Problem to work on
Transcribe every line exactly. Leave the pictures behind.

_ _ _

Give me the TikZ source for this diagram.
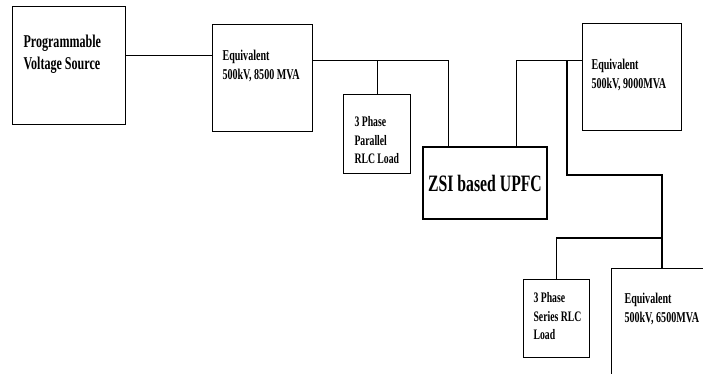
\documentclass[tikz,border=0pt]{standalone}
\usepackage{fontspec}
\setmainfont{Liberation Serif}[FakeStretch=0.67]
\begin{document}
\begin{tikzpicture}[x=1pt, y=-1pt, line width=1.1pt]
	\tikzset{blk/.style={draw, rectangle, inner sep=0pt, anchor=north west},
		lbl/.style n args={2}{anchor=north west, inner sep=0pt, align=left, font=\bfseries\fontsize{#1}{#2}\selectfont}}
	\useasboundingbox (0,0) rectangle (703,374);
	\clip (0,0) rectangle (703,374);
	\node[blk, minimum width=113pt, minimum height=118pt] (pvs) at (12,6) {};
	\node[blk, minimum width=100pt, minimum height=107pt] (eq1) at (212,24) {};
	\node[blk, minimum width=67pt, minimum height=79pt] (prl) at (343,94) {};
	\node[blk, minimum width=124pt, minimum height=72pt, anchor=center, font=\bfseries\fontsize{23.5}{28}\selectfont] (zsi) at (485,183) {ZSI based UPFC};
	\node[blk, minimum width=99pt, minimum height=107pt] (eq2) at (582,23) {};
	\node[blk, minimum width=66pt, minimum height=78pt] (srl) at (523,279) {};
	\node[blk, minimum width=110pt, minimum height=120pt] (eq3) at (611,268) {};
	\node[lbl={18}{22.5}] (pvst) at ([shift={(11,28)}]pvs.north west) {Programmable\\Voltage Source};
	\node[lbl={15}{19}] (eq1t) at ([shift={(10,26)}]eq1.north west) {Equivalent\\500kV, 8500 MVA};
	\node[lbl={14.5}{18.5}] (prlt) at ([shift={(11,22)}]prl.north west) {3 Phase\\Parallel\\RLC Load};
	\node[lbl={15}{19}] (eq2t) at ([shift={(9,36)}]eq2.north west) {Equivalent\\500kV, 9000MVA};
	\node[lbl={14.5}{18.5}] (srlt) at ([shift={(10,13)}]srl.north west) {3 Phase\\Series RLC\\Load};
	\node[lbl={15}{19}] (eq3t) at ([shift={(13,25)}]eq3.north west) {Equivalent\\500kV, 6500MVA};
	\draw ([yshift=10pt]pvs.east) coordinate (a) -- (a -| eq1.west);
	\draw ([yshift=17.5pt]eq1.east) coordinate (b) -| ([xshift=26pt]zsi.north west);
	\draw (b -| prl.north) -- (prl.north);
	\draw ([xshift=-31pt]zsi.north east) |- ([yshift=16.5pt]eq2.west) coordinate (c);
	\coordinate (d) at ([xshift=51pt]eq3.north west);
	\draw ([xshift=-15pt]c) |- ([yshift=93pt]d) -- (d);
	\draw ([yshift=30pt]d) -| (srl.north);
\end{tikzpicture}
\end{document}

_ _ _

Task response
Give me the TikZ source for this diagram.
\documentclass[tikz,border=0pt]{standalone}
\usepackage{fontspec}
\setmainfont{Liberation Serif}[FakeStretch=0.67]
\begin{document}
\begin{tikzpicture}[x=1pt, y=-1pt, line width=1.1pt]
	\tikzset{blk/.style={draw, rectangle, inner sep=0pt, anchor=north west},
		lbl/.style n args={2}{anchor=north west, inner sep=0pt, align=left, font=\bfseries\fontsize{#1}{#2}\selectfont}}
	\useasboundingbox (0,0) rectangle (703,374);
	\clip (0,0) rectangle (703,374);
	\node[blk, minimum width=113pt, minimum height=118pt] (pvs) at (12,6) {};
	\node[blk, minimum width=100pt, minimum height=107pt] (eq1) at (212,24) {};
	\node[blk, minimum width=67pt, minimum height=79pt] (prl) at (343,94) {};
	\node[blk, minimum width=124pt, minimum height=72pt, anchor=center, font=\bfseries\fontsize{23.5}{28}\selectfont] (zsi) at (485,183) {ZSI based UPFC};
	\node[blk, minimum width=99pt, minimum height=107pt] (eq2) at (582,23) {};
	\node[blk, minimum width=66pt, minimum height=78pt] (srl) at (523,279) {};
	\node[blk, minimum width=110pt, minimum height=120pt] (eq3) at (611,268) {};
	\node[lbl={18}{22.5}] (pvst) at ([shift={(11,28)}]pvs.north west) {Programmable\\Voltage Source};
	\node[lbl={15}{19}] (eq1t) at ([shift={(10,26)}]eq1.north west) {Equivalent\\500kV, 8500 MVA};
	\node[lbl={14.5}{18.5}] (prlt) at ([shift={(11,22)}]prl.north west) {3 Phase\\Parallel\\RLC Load};
	\node[lbl={15}{19}] (eq2t) at ([shift={(9,36)}]eq2.north west) {Equivalent\\500kV, 9000MVA};
	\node[lbl={14.5}{18.5}] (srlt) at ([shift={(10,13)}]srl.north west) {3 Phase\\Series RLC\\Load};
	\node[lbl={15}{19}] (eq3t) at ([shift={(13,25)}]eq3.north west) {Equivalent\\500kV, 6500MVA};
	\draw ([yshift=10pt]pvs.east) coordinate (a) -- (a -| eq1.west);
	\draw ([yshift=17.5pt]eq1.east) coordinate (b) -| ([xshift=26pt]zsi.north west);
	\draw (b -| prl.north) -- (prl.north);
	\draw ([xshift=-31pt]zsi.north east) |- ([yshift=16.5pt]eq2.west) coordinate (c);
	\coordinate (d) at ([xshift=51pt]eq3.north west);
	\draw ([xshift=-15pt]c) |- ([yshift=93pt]d) -- (d);
	\draw ([yshift=30pt]d) -| (srl.north);
\end{tikzpicture}
\end{document}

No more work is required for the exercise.